NOTE: Pipes in FrontPanel-3 are actually a subset of Block-Throttled Pipes where the EP_READY signal is always asserted, thus disabling any throttling.  Also, block sizes are always 1024 bytes except for the last block which may be smaller to account for the total length of the transfer.  Block sizes are 64 bytes when the device is enumerated at full-speed.

Block-Throttled Pipes (Bulk Transfers)

Block-Throttled Pipes are available for USB 3.0 implementations of FrontPanel.  They provide equivalent performance to the standard pipe except that the FPGA can throttle the data transfer at the block level.  The block is programmable by the user with highest performance achieved at the largest (1,024-byte) block size.

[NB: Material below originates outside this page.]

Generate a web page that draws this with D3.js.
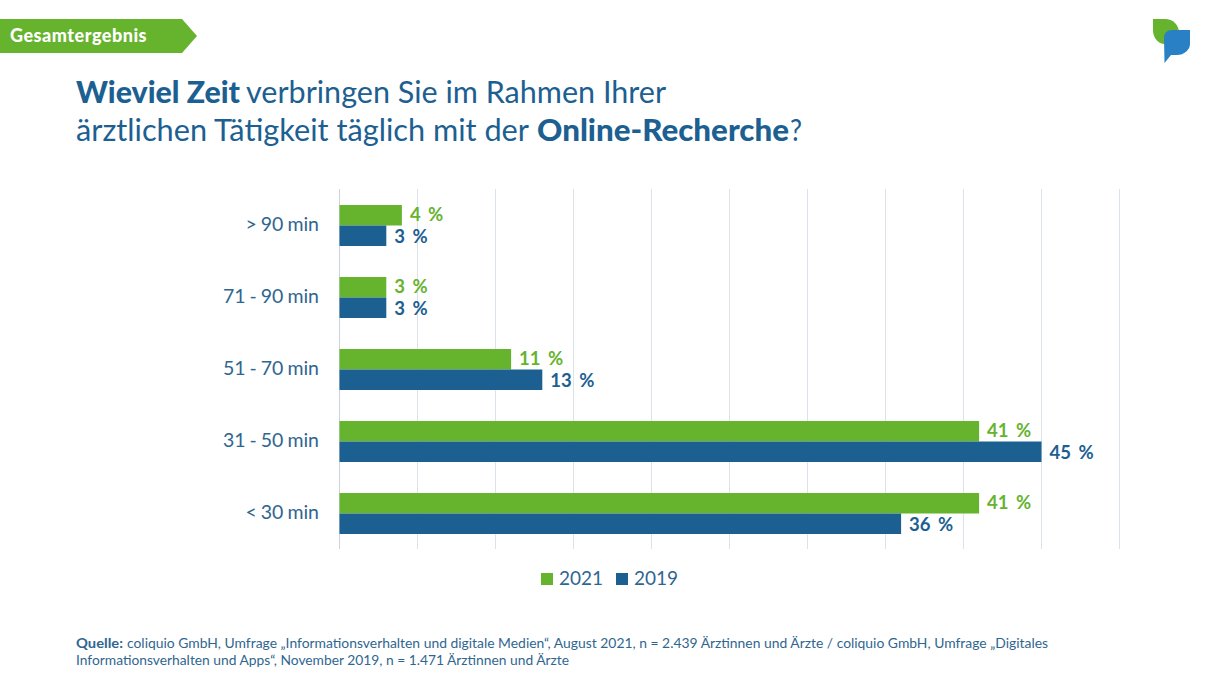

BTPipes are an excellent way to achieve high performance with smaller buffer sizes because the FPGA can negotiate the transfer at a low level without incurring the significant overhead of  setting up a new transfer for each small buffer block.

Isochronous Transfers?

FrontPanel does not support USB isochronous transfers.  It is true that isochronous transfers can negotiate for guaranteed bandwidth on the USB which can be very helpful when trying to build a system that must deliver certain performance to the end-user.  However, this guarantee comes at a significant price: isochronous transfers do not provide the same level of error-detection and error-correction that the more reliable USB bulk transfers provide.  Furthermore, the guarantee is only for bus bandwidth and says nothing about the operating system’s capabilities.

If an error occurs during the transmission of a bulk transfer, the host will request that the missing packet be repeated.  The host will also properly reconstitute the transmission so that everything is properly sequenced.

With isochronous transfers, the bandwidth and latency requirements trump delivery accuracy.  Therefore, it is possible that some data may be lost in this pursuit.  Isochronous transfers were created for things such as multimedia content that requires on-time delivery.  But if the host is too busy or something interrupts the transfer, a few missing frames of video or a few milliseconds of audio are considered expendable.